-- DATASET ENTRIES --
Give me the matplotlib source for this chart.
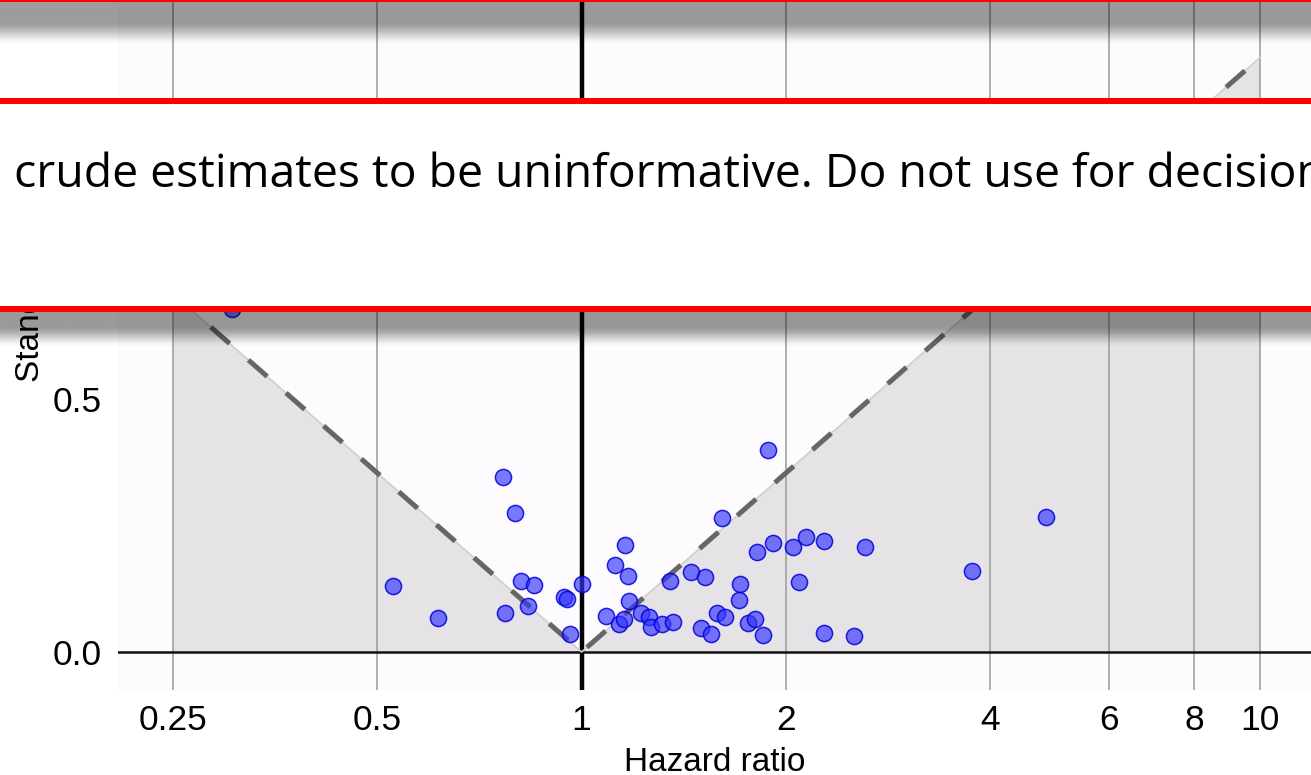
import numpy as np
import matplotlib.pyplot as plt
from matplotlib.patches import Rectangle

# Study estimates: hazard ratio and its standard error (log scale)
hazard_ratio = [0.305, 0.528, 0.614, 0.765, 0.799, 0.770, 0.813, 0.851, 0.835, 0.941,
                0.952, 0.962, 1.003, 1.157, 1.119, 1.172, 1.175, 1.087, 1.137, 1.155,
                1.222, 1.259, 1.265, 1.313, 1.366, 1.351, 1.448, 1.520, 1.609, 1.586,
                1.625, 1.499, 1.551, 1.714, 1.705, 1.761, 1.802, 1.849, 1.812, 1.917,
                1.883, 2.051, 2.142, 2.277, 2.090, 2.277, 2.519, 2.619, 3.758, 4.833]
std_error = [0.678, 0.131, 0.068, 0.346, 0.275, 0.078, 0.141, 0.132, 0.090, 0.109,
             0.105, 0.035, 0.134, 0.211, 0.171, 0.151, 0.100, 0.071, 0.055, 0.065,
             0.078, 0.070, 0.049, 0.055, 0.060, 0.141, 0.159, 0.149, 0.265, 0.077,
             0.070, 0.047, 0.036, 0.134, 0.102, 0.057, 0.065, 0.034, 0.197, 0.215,
             0.399, 0.208, 0.228, 0.219, 0.139, 0.038, 0.032, 0.207, 0.161, 0.266]

x_ticks = [0.25, 0.5, 1, 2, 4, 6, 8, 10]
x_tick_labels = ['0.25', '0.5', '1', '2', '4', '6', '8', '10']
y_ticks = [0.0, 0.5, 1.0]
y_tick_labels = ['0.0', '0.5', '1.0']

# Funnel: region where the estimate is significant at p < 0.05
z = 1.96
hr_low, hr_high = 0.25, 10
funnel_x = [hr_low, 1, hr_high]
funnel_y = [abs(np.log(h)) / z for h in funnel_x]

W, H = 1311, 775
fig = plt.figure(figsize=(W / 100, H / 100), dpi=100)
fig.patch.set_facecolor('white')
ax = fig.add_axes([118 / W, 1 - 690 / H, 1 - 118 / W, 690 / H])
ax.set_facecolor('#fdfbfd')

ax.set_xscale('log')
ax.set_xlim(0.2073, 11.89)
ax.set_ylim(-0.0751, 1.2885)

# Shaded area outside the funnel
ax.fill([hr_low] + funnel_x + [hr_high], [0] + funnel_y + [0], color='#e6e3e6', lw=0, zorder=1)
ax.set_axisbelow('line')

ax.set_xticks(x_ticks)
ax.set_xticklabels(x_tick_labels)
ax.minorticks_off()
ax.set_yticks(y_ticks)
ax.set_yticklabels(y_tick_labels)
ax.grid(axis='x', color='#9a9a9a', lw=1.1)
ax.tick_params(length=0, labelsize=25.5)
ax.tick_params(axis='x', pad=10)
ax.tick_params(axis='y', pad=12)
for lab in ax.get_xticklabels() + ax.get_yticklabels():
    lab.set_family('Liberation Sans')
for s in ax.spines.values():
    s.set_visible(False)

ax.axhline(0, color='#111111', lw=1.8, zorder=2)
ax.axvline(1, color='black', lw=3.2, zorder=2)

ax.plot(funnel_x, funnel_y, color='#cfcfcf', lw=1.2, zorder=3)
ax.plot(funnel_x, funnel_y, color='#666666', lw=3.6, dashes=(5, 5), zorder=3)

ax.scatter(hazard_ratio, std_error, s=135, facecolor=(0.2, 0.2, 1.0, 0.65),
           edgecolor=(0.0, 0.0, 0.85, 0.85), linewidth=1.1, zorder=4)

ax.set_xlabel('Hazard ratio', fontsize=24, family='Liberation Sans', labelpad=7)
ylab = ax.set_ylabel('Standard error', fontsize=24, family='Liberation Sans')
ylab.set(rotation_mode='default', va='bottom', ha='center')
ax.yaxis.set_label_coords((30 - 118) / 1193, (690 - 382) / 690)

# Overlay: callout box across the middle of the plot
ov = fig.add_axes([0, 0, 1, 1], zorder=10)
ov.set_xlim(0, W)
ov.set_ylim(H, 0)
ov.axis('off')
ov.patch.set_alpha(0)

# the y label only shows below the callout box
ylab.set_clip_path(Rectangle((0, 312), 118, H - 312, transform=ov.transData))


def shadow(y0, y1, flat, alpha=0.4):
    n = 200
    t = np.linspace(0, 1, n)
    a = np.where(t < flat, 1.0, 1 - (t - flat) / (1 - flat))
    a = np.clip(a, 0, 1)
    a = a * a * (3 - 2 * a) * alpha
    img = np.zeros((n, 1, 4))
    img[:, 0, 3] = a
    ov.imshow(img, extent=(0, W, y1, y0), aspect='auto', interpolation='bilinear', zorder=1)


shadow(1.5, 46, 0.45, alpha=0.39)
ov.add_patch(Rectangle((0, 98), W, 214, facecolor='white', edgecolor='none', zorder=2))
ov.add_patch(Rectangle((0, 98), W, 6, facecolor='#ff0000', edgecolor='none', zorder=3))
ov.add_patch(Rectangle((0, 306), W, 6, facecolor='#ff0000', edgecolor='none', zorder=3))
ov.add_patch(Rectangle((0, 0), W, 1.8, facecolor='#ff0000', edgecolor='none', zorder=3))
shadow(312, 348, 0.38, alpha=0.4)
ov.set_xlim(0, W)
ov.set_ylim(H, 0)

ov.text(14, 175, 'crude estimates to be uninformative. Do not use for decision',
        fontsize=33.4, family='Open Sans', color='black', ha='left', va='center', zorder=4)

plt.savefig('out.png', dpi=100)
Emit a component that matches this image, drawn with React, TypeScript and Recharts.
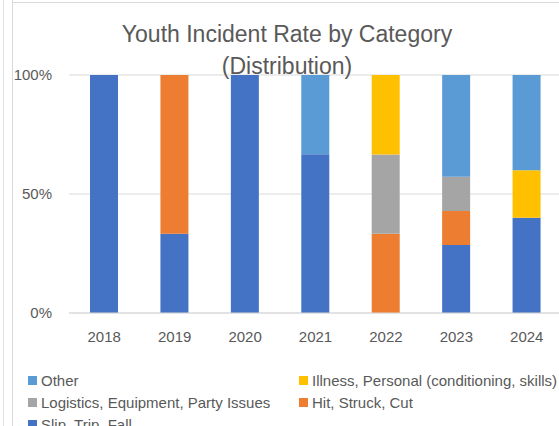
import React from 'react';
import { BarChart, Bar, XAxis, YAxis, CartesianGrid } from 'recharts';

const years = ['2018', '2019', '2020', '2021', '2022', '2023', '2024'];
const slipTripFall = [100, 33.3, 100, 66.7, 0, 28.6, 40];
const hitStruckCut = [0, 66.7, 0, 0, 33.3, 14.3, 0];
const logistics = [0, 0, 0, 0, 33.3, 14.3, 0];
const illness = [0, 0, 0, 0, 33.4, 0, 20];
const other = [0, 0, 0, 33.3, 0, 42.8, 40];
const yTicks = [0, 50, 100];
const titleLines = ['Youth Incident Rate by Category', '(Distribution)'];

const series = [
  { key: 'slip', name: 'Slip, Trip, Fall', color: '#4472C4', values: slipTripFall },
  { key: 'hit', name: 'Hit, Struck, Cut', color: '#ED7D31', values: hitStruckCut },
  { key: 'logistics', name: 'Logistics, Equipment, Party Issues', color: '#A5A5A5', values: logistics },
  { key: 'illness', name: 'Illness, Personal (conditioning, skills)', color: '#FFC000', values: illness },
  { key: 'other', name: 'Other', color: '#5B9BD5', values: other },
];

// legend order as in reference (rows, two columns)
const legendOrder = ['other', 'illness', 'logistics', 'hit', 'slip'];

const data = years.map((y, i) => {
  const row: Record<string, string | number> = { year: y };
  series.forEach((s) => {
    row[s.key] = s.values[i];
  });
  return row;
});

const FONT = '"Liberation Sans", Arial, sans-serif';
const TEXT = '#595959';

export default function App() {
  return (
    <div
      style={{
        position: 'absolute',
        left: 0,
        top: 0,
        width: 559,
        height: 426,
        overflow: 'hidden',
        background: '#fff',
        fontFamily: FONT,
      }}
    >
      {/* frame lines */}
      <div style={{ position: 'absolute', left: 3, top: 0, width: 1, height: 426, background: '#e3e3e3' }} />
      <div style={{ position: 'absolute', left: 12, top: 0, width: 1, height: 426, background: '#d9d9d9' }} />
      <div style={{ position: 'absolute', left: 12, top: 2, width: 560, height: 1, background: '#d9d9d9' }} />

      <div style={{ position: 'absolute', left: 0, top: 0 }}>
        <BarChart
          width={570}
          height={426}
          data={data}
          margin={{ top: 75, right: 8, left: 0, bottom: 83 }}
          barSize={28}
        >
          <CartesianGrid vertical={false} stroke="#d9d9d9" strokeWidth={1} />
          <XAxis
            dataKey="year"
            axisLine={{ stroke: '#d9d9d9' }}
            tickLine={false}
            tickSize={0}
            tickMargin={18}
            height={30}
            tick={{ fill: TEXT, fontSize: 15, fontFamily: FONT }}
          />
          <YAxis
            domain={[0, 100]}
            ticks={yTicks}
            tickFormatter={(v: number) => `${v}%`}
            axisLine={false}
            tickLine={false}
            tickSize={0}
            tickMargin={17}
            width={69}
            tick={{ fill: TEXT, fontSize: 15, fontFamily: FONT }}
          />
          {series.map((s) => (
            <Bar
              key={s.key}
              dataKey={s.key}
              name={s.name}
              stackId="a"
              fill={s.color}
              isAnimationActive={false}
            />
          ))}
        </BarChart>
      </div>

      {/* title */}
      <div
        style={{
          position: 'absolute',
          left: 12,
          width: 550,
          top: 18,
          textAlign: 'center',
          fontSize: 23,
          lineHeight: '32px',
          color: TEXT,
          pointerEvents: 'none',
        }}
      >
        {titleLines.map((t) => (
          <div key={t}>{t}</div>
        ))}
      </div>

      {/* legend */}
      <div style={{ position: 'absolute', left: 28, top: 369, width: 560 }}>
        {legendOrder.map((k, i) => {
          const s = series.find((x) => x.key === k)!;
          const col = i % 2;
          const row = Math.floor(i / 2);
          return (
            <div
              key={k}
              style={{
                position: 'absolute',
                left: col === 0 ? 0 : 271,
                top: row * 22,
                height: 22,
                display: 'flex',
                alignItems: 'center',
                whiteSpace: 'nowrap',
                fontSize: 15,
                color: TEXT,
              }}
            >
              <span style={{ display: 'inline-block', width: 9, height: 9, background: s.color, marginRight: 4 }} />
              <span>{s.name}</span>
            </div>
          );
        })}
      </div>
    </div>
  );
}
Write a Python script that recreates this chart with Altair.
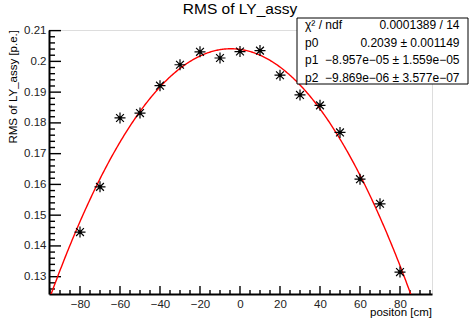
import numpy as np
import pandas as pd
import altair as alt

# Measured points: position along the assembly [cm] and RMS of light yield [p.e.]
positions = [-80, -70, -60, -50, -40, -30, -20, -10, 0, 10, 20, 30, 40, 50, 60, 70, 80]
rms_values = [0.1445, 0.1592, 0.1816, 0.1832, 0.1921, 0.1989, 0.2031, 0.2011, 0.2032,
              0.2035, 0.1955, 0.1891, 0.1857, 0.1769, 0.1617, 0.1537, 0.1315]

# Fitted pol2 parameters
p0, p1, p2 = 0.2039, -8.957e-05, -9.869e-06
stats_names = ["χ² / ndf", "p0", "p1", "p2"]
stats_vals = ["0.0001389 / 14", "0.2039 ± 0.001149",
              "−8.957e−05 ± 1.559e−05", "−9.869e−06 ± 3.577e−07"]

x_major = [-80, -60, -40, -20, 0, 20, 40, 60, 80]
y_major = [0.13, 0.14, 0.15, 0.16, 0.17, 0.18, 0.19, 0.20, 0.21]
x_dom = [-95.5, 96.0]
y_dom = [0.12437, 0.2102]

W, H = 383, 264
FONT = "Liberation Sans"

xs = alt.Scale(domain=x_dom, nice=False, zero=False)
ys = alt.Scale(domain=y_dom, nice=False, zero=False)

# one axis definition shared by every layer so the merged axis keeps it
x_axis = alt.Axis(values=x_major, format="d", title=None, tickSize=0, grid=False,
                  domainColor="black", domainWidth=2, labelFont=FONT, labelFontSize=11.5,
                  labelColor="#222", labelPadding=4, labelOverlap=False, labelFlush=False)
y_axis = alt.Axis(values=y_major, format=".2~f", title=None, tickSize=0, grid=False,
                  domainColor="black", domainWidth=2, labelFont=FONT, labelFontSize=11.5,
                  labelColor="#222", labelPadding=3, labelOverlap=False, labelFlush=False)

XQ = lambda f: alt.X(f, scale=xs, axis=x_axis, title=None)
YQ = lambda f: alt.Y(f, scale=ys, axis=y_axis, title=None)

pts = pd.DataFrame({"x": positions, "y": rms_values})

# fit curve evaluated from the parameters above
fx = np.linspace(x_dom[0], x_dom[1], 400)
curve = pd.DataFrame({"x": fx, "y": p0 + p1 * fx + p2 * fx ** 2})
curve = curve[curve["y"] >= y_dom[0] - 0.002]

x_minor = [v for v in np.arange(-95, 96, 5) if v % 20 != 0]
y_minor = [round(v, 3) for v in np.arange(0.126, 0.2101, 0.002)
           if abs(round(v * 100) - v * 100) > 1e-6]

base = alt.Chart(pts)

ymaj = alt.Chart(pd.DataFrame({"t": y_major})).mark_rule(color="black", strokeWidth=1.4).encode(
    y=YQ("t:Q"), x=alt.value(0), x2=alt.value(12))
ymin = alt.Chart(pd.DataFrame({"t": y_minor})).mark_rule(color="black", strokeWidth=1.4).encode(
    y=YQ("t:Q"), x=alt.value(0), x2=alt.value(6))
xmaj = alt.Chart(pd.DataFrame({"t": x_major})).mark_rule(color="black", strokeWidth=1.4).encode(
    x=XQ("t:Q"), y=alt.value(H), y2=alt.value(H - 8))
xmin = alt.Chart(pd.DataFrame({"t": x_minor})).mark_rule(color="black", strokeWidth=1.4).encode(
    x=XQ("t:Q"), y=alt.value(H), y2=alt.value(H - 4))

fit = alt.Chart(curve).mark_line(color="#ff0000", strokeWidth=1.4, clip=True).encode(
    x=XQ("x:Q"), y=YQ("y:Q"))

star = "M-1,0L1,0M0,-1L0,1M-0.71,-0.71L0.71,0.71M-0.71,0.71L0.71,-0.71"
stars = base.mark_point(shape=star, size=121, filled=False, color="black",
                        strokeWidth=1.2, opacity=1).encode(x=XQ("x:Q"), y=YQ("y:Q"))
dots = base.mark_circle(size=10, color="black", opacity=1).encode(x=XQ("x:Q"), y=YQ("y:Q"))


def label(txt, px, py, **kw):
    """Free-standing text placed in pixel coordinates of the plot area."""
    return alt.Chart(pd.DataFrame({"t": [txt]})).mark_text(
        font=FONT, baseline="alphabetic", color="black", **kw).encode(
        text="t:N", x=alt.value(px), y=alt.value(py))


title = label("RMS of LY_assy", 240 - 49, 14 - 30, fontSize=15.5, align="center")
ytitle = label("RMS of LY_assy [p.e.]", 17 - 49, 0, fontSize=11.5, angle=270, align="right")
xtitle = label("positon [cm]", W, 316 - 30, fontSize=11.5, align="right")

# statistics box
box = alt.Chart(pd.DataFrame({"a": [0]})).mark_rect(
    fill="white", stroke="black", strokeWidth=1).encode(
    x=alt.value(297 - 49), x2=alt.value(468 - 49), y=alt.value(18 - 30), y2=alt.value(84 - 30))

row_base = [29.3, 46.7, 64.1, 81.5]
stat_layers = []
for nm, vl, yb in zip(stats_names, stats_vals, row_base):
    stat_layers.append(label(nm, 305 - 49, yb - 30, fontSize=12, align="left"))
    stat_layers.append(label(vl, 459.5 - 49, yb - 30, fontSize=12, align="right"))

chart = alt.layer(ymin, ymaj, xmin, xmaj, fit, stars, dots, title, ytitle, xtitle,
                  box, *stat_layers).properties(
    width=W, height=H,
    autosize=alt.AutoSizeParams(type="none"),
    padding={"left": 49, "top": 30, "right": 469 - 49 - W, "bottom": 326 - 30 - H},
).configure_view(stroke="#7a7a7a", strokeWidth=2).configure(background="white")

chart.save("out.html", embed_options={"renderer": "svg", "actions": False})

-- DIRECTIVE --
From the entries above, copy exactly the lines starting at the one with "Write a Python" and stopping at the one with "0.2035, 0.1955, 0.1891, 0.1857, 0.1769, 0.1617, 0.1537, 0.1315]", keeping both ends. Drop the pictures.

-- FULL OUTPUT --
Write a Python script that recreates this chart with Altair.
import numpy as np
import pandas as pd
import altair as alt

# Measured points: position along the assembly [cm] and RMS of light yield [p.e.]
positions = [-80, -70, -60, -50, -40, -30, -20, -10, 0, 10, 20, 30, 40, 50, 60, 70, 80]
rms_values = [0.1445, 0.1592, 0.1816, 0.1832, 0.1921, 0.1989, 0.2031, 0.2011, 0.2032,
              0.2035, 0.1955, 0.1891, 0.1857, 0.1769, 0.1617, 0.1537, 0.1315]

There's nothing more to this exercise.